◆ Short exercise ◆
Could every line of the data be printed exactly as it reads?

◆ Data section ◆
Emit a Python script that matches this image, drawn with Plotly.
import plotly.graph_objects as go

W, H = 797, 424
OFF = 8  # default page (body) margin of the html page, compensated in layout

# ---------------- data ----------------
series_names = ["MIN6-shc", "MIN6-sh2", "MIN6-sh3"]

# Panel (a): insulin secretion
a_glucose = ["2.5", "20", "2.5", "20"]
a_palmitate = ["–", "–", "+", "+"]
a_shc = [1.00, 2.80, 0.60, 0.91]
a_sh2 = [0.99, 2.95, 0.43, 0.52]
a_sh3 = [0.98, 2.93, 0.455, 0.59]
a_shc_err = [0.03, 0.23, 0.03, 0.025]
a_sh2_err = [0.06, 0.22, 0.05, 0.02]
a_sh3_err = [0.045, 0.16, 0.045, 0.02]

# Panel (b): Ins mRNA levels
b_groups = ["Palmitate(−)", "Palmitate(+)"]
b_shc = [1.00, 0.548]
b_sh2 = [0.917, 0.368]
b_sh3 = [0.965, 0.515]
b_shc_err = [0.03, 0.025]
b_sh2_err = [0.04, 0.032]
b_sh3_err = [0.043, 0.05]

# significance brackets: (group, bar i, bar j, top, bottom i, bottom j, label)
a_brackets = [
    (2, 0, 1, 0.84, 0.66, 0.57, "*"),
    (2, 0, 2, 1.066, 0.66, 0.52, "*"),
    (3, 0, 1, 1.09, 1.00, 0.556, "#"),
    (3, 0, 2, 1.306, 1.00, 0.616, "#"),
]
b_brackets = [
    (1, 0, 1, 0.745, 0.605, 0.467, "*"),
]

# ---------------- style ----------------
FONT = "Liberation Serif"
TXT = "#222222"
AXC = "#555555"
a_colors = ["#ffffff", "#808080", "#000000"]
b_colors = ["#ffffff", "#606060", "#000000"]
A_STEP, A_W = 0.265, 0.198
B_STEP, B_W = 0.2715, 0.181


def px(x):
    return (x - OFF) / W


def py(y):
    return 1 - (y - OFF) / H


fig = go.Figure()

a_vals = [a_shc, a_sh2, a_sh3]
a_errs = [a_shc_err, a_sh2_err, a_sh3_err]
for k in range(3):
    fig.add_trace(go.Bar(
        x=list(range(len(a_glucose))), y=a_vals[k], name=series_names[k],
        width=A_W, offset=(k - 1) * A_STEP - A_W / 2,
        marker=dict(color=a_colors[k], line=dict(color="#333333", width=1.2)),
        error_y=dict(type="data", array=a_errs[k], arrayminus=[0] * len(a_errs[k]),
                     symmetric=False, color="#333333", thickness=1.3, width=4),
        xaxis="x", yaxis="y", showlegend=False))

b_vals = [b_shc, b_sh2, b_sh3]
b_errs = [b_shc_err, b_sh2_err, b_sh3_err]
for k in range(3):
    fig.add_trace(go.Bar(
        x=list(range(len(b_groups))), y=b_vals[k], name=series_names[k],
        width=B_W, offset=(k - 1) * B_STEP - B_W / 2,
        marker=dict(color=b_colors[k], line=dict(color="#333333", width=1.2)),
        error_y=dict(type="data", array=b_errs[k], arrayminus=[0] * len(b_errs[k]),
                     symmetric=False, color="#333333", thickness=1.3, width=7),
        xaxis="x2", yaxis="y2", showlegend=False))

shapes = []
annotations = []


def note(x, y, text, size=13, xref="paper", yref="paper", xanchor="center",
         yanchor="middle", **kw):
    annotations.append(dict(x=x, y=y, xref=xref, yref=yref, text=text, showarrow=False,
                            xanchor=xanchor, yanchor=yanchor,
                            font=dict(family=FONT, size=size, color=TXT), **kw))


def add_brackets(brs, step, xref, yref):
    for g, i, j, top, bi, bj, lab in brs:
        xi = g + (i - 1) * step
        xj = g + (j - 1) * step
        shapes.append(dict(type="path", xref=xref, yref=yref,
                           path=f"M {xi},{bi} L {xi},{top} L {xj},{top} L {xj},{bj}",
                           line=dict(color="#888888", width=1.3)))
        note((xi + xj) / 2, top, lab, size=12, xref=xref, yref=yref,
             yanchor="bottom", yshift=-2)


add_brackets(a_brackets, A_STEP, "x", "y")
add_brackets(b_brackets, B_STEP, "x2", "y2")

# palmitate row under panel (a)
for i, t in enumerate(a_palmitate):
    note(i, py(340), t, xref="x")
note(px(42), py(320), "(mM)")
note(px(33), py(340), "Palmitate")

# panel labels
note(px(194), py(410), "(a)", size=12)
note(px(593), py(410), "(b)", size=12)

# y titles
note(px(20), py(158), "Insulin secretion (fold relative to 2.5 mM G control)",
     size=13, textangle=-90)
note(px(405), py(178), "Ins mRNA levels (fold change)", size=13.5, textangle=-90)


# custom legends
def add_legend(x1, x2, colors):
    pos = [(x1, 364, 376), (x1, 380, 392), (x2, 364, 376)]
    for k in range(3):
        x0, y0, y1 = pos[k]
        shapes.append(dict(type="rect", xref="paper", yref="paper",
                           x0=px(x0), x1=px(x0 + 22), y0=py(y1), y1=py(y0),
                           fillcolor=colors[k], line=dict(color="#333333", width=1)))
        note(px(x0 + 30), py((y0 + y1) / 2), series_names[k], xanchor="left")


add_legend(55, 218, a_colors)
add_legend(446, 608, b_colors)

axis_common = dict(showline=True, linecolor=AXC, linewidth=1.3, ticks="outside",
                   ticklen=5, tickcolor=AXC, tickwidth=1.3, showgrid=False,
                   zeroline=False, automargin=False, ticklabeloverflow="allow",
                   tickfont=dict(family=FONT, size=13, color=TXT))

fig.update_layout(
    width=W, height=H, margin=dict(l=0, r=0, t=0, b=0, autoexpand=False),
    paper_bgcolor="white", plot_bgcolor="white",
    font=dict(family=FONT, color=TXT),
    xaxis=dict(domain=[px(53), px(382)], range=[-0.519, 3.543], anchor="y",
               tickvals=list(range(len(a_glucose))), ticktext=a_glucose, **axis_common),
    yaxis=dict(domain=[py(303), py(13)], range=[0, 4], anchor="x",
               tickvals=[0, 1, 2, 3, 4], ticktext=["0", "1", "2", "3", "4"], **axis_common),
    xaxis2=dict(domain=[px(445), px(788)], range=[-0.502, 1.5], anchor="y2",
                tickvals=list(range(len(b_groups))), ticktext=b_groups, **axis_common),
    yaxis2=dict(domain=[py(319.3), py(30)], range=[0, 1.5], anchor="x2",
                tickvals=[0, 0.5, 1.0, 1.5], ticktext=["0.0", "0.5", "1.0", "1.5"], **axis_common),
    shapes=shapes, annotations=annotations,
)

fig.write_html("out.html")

◆ Finished answer ◆
Emit a Python script that matches this image, drawn with Plotly.
import plotly.graph_objects as go

W, H = 797, 424
OFF = 8  # default page (body) margin of the html page, compensated in layout

# ---------------- data ----------------
series_names = ["MIN6-shc", "MIN6-sh2", "MIN6-sh3"]

# Panel (a): insulin secretion
a_glucose = ["2.5", "20", "2.5", "20"]
a_palmitate = ["–", "–", "+", "+"]
a_shc = [1.00, 2.80, 0.60, 0.91]
a_sh2 = [0.99, 2.95, 0.43, 0.52]
a_sh3 = [0.98, 2.93, 0.455, 0.59]
a_shc_err = [0.03, 0.23, 0.03, 0.025]
a_sh2_err = [0.06, 0.22, 0.05, 0.02]
a_sh3_err = [0.045, 0.16, 0.045, 0.02]

# Panel (b): Ins mRNA levels
b_groups = ["Palmitate(−)", "Palmitate(+)"]
b_shc = [1.00, 0.548]
b_sh2 = [0.917, 0.368]
b_sh3 = [0.965, 0.515]
b_shc_err = [0.03, 0.025]
b_sh2_err = [0.04, 0.032]
b_sh3_err = [0.043, 0.05]

# significance brackets: (group, bar i, bar j, top, bottom i, bottom j, label)
a_brackets = [
    (2, 0, 1, 0.84, 0.66, 0.57, "*"),
    (2, 0, 2, 1.066, 0.66, 0.52, "*"),
    (3, 0, 1, 1.09, 1.00, 0.556, "#"),
    (3, 0, 2, 1.306, 1.00, 0.616, "#"),
]
b_brackets = [
    (1, 0, 1, 0.745, 0.605, 0.467, "*"),
]

# ---------------- style ----------------
FONT = "Liberation Serif"
TXT = "#222222"
AXC = "#555555"
a_colors = ["#ffffff", "#808080", "#000000"]
b_colors = ["#ffffff", "#606060", "#000000"]
A_STEP, A_W = 0.265, 0.198
B_STEP, B_W = 0.2715, 0.181


def px(x):
    return (x - OFF) / W


def py(y):
    return 1 - (y - OFF) / H


fig = go.Figure()

a_vals = [a_shc, a_sh2, a_sh3]
a_errs = [a_shc_err, a_sh2_err, a_sh3_err]
for k in range(3):
    fig.add_trace(go.Bar(
        x=list(range(len(a_glucose))), y=a_vals[k], name=series_names[k],
        width=A_W, offset=(k - 1) * A_STEP - A_W / 2,
        marker=dict(color=a_colors[k], line=dict(color="#333333", width=1.2)),
        error_y=dict(type="data", array=a_errs[k], arrayminus=[0] * len(a_errs[k]),
                     symmetric=False, color="#333333", thickness=1.3, width=4),
        xaxis="x", yaxis="y", showlegend=False))

b_vals = [b_shc, b_sh2, b_sh3]
b_errs = [b_shc_err, b_sh2_err, b_sh3_err]
for k in range(3):
    fig.add_trace(go.Bar(
        x=list(range(len(b_groups))), y=b_vals[k], name=series_names[k],
        width=B_W, offset=(k - 1) * B_STEP - B_W / 2,
        marker=dict(color=b_colors[k], line=dict(color="#333333", width=1.2)),
        error_y=dict(type="data", array=b_errs[k], arrayminus=[0] * len(b_errs[k]),
                     symmetric=False, color="#333333", thickness=1.3, width=7),
        xaxis="x2", yaxis="y2", showlegend=False))

shapes = []
annotations = []


def note(x, y, text, size=13, xref="paper", yref="paper", xanchor="center",
         yanchor="middle", **kw):
    annotations.append(dict(x=x, y=y, xref=xref, yref=yref, text=text, showarrow=False,
                            xanchor=xanchor, yanchor=yanchor,
                            font=dict(family=FONT, size=size, color=TXT), **kw))


def add_brackets(brs, step, xref, yref):
    for g, i, j, top, bi, bj, lab in brs:
        xi = g + (i - 1) * step
        xj = g + (j - 1) * step
        shapes.append(dict(type="path", xref=xref, yref=yref,
                           path=f"M {xi},{bi} L {xi},{top} L {xj},{top} L {xj},{bj}",
                           line=dict(color="#888888", width=1.3)))
        note((xi + xj) / 2, top, lab, size=12, xref=xref, yref=yref,
             yanchor="bottom", yshift=-2)


add_brackets(a_brackets, A_STEP, "x", "y")
add_brackets(b_brackets, B_STEP, "x2", "y2")

# palmitate row under panel (a)
for i, t in enumerate(a_palmitate):
    note(i, py(340), t, xref="x")
note(px(42), py(320), "(mM)")
note(px(33), py(340), "Palmitate")

# panel labels
note(px(194), py(410), "(a)", size=12)
note(px(593), py(410), "(b)", size=12)

# y titles
note(px(20), py(158), "Insulin secretion (fold relative to 2.5 mM G control)",
     size=13, textangle=-90)
note(px(405), py(178), "Ins mRNA levels (fold change)", size=13.5, textangle=-90)


# custom legends
def add_legend(x1, x2, colors):
    pos = [(x1, 364, 376), (x1, 380, 392), (x2, 364, 376)]
    for k in range(3):
        x0, y0, y1 = pos[k]
        shapes.append(dict(type="rect", xref="paper", yref="paper",
                           x0=px(x0), x1=px(x0 + 22), y0=py(y1), y1=py(y0),
                           fillcolor=colors[k], line=dict(color="#333333", width=1)))
        note(px(x0 + 30), py((y0 + y1) / 2), series_names[k], xanchor="left")


add_legend(55, 218, a_colors)
add_legend(446, 608, b_colors)

axis_common = dict(showline=True, linecolor=AXC, linewidth=1.3, ticks="outside",
                   ticklen=5, tickcolor=AXC, tickwidth=1.3, showgrid=False,
                   zeroline=False, automargin=False, ticklabeloverflow="allow",
                   tickfont=dict(family=FONT, size=13, color=TXT))

fig.update_layout(
    width=W, height=H, margin=dict(l=0, r=0, t=0, b=0, autoexpand=False),
    paper_bgcolor="white", plot_bgcolor="white",
    font=dict(family=FONT, color=TXT),
    xaxis=dict(domain=[px(53), px(382)], range=[-0.519, 3.543], anchor="y",
               tickvals=list(range(len(a_glucose))), ticktext=a_glucose, **axis_common),
    yaxis=dict(domain=[py(303), py(13)], range=[0, 4], anchor="x",
               tickvals=[0, 1, 2, 3, 4], ticktext=["0", "1", "2", "3", "4"], **axis_common),
    xaxis2=dict(domain=[px(445), px(788)], range=[-0.502, 1.5], anchor="y2",
                tickvals=list(range(len(b_groups))), ticktext=b_groups, **axis_common),
    yaxis2=dict(domain=[py(319.3), py(30)], range=[0, 1.5], anchor="x2",
                tickvals=[0, 0.5, 1.0, 1.5], ticktext=["0.0", "0.5", "1.0", "1.5"], **axis_common),
    shapes=shapes, annotations=annotations,
)

fig.write_html("out.html")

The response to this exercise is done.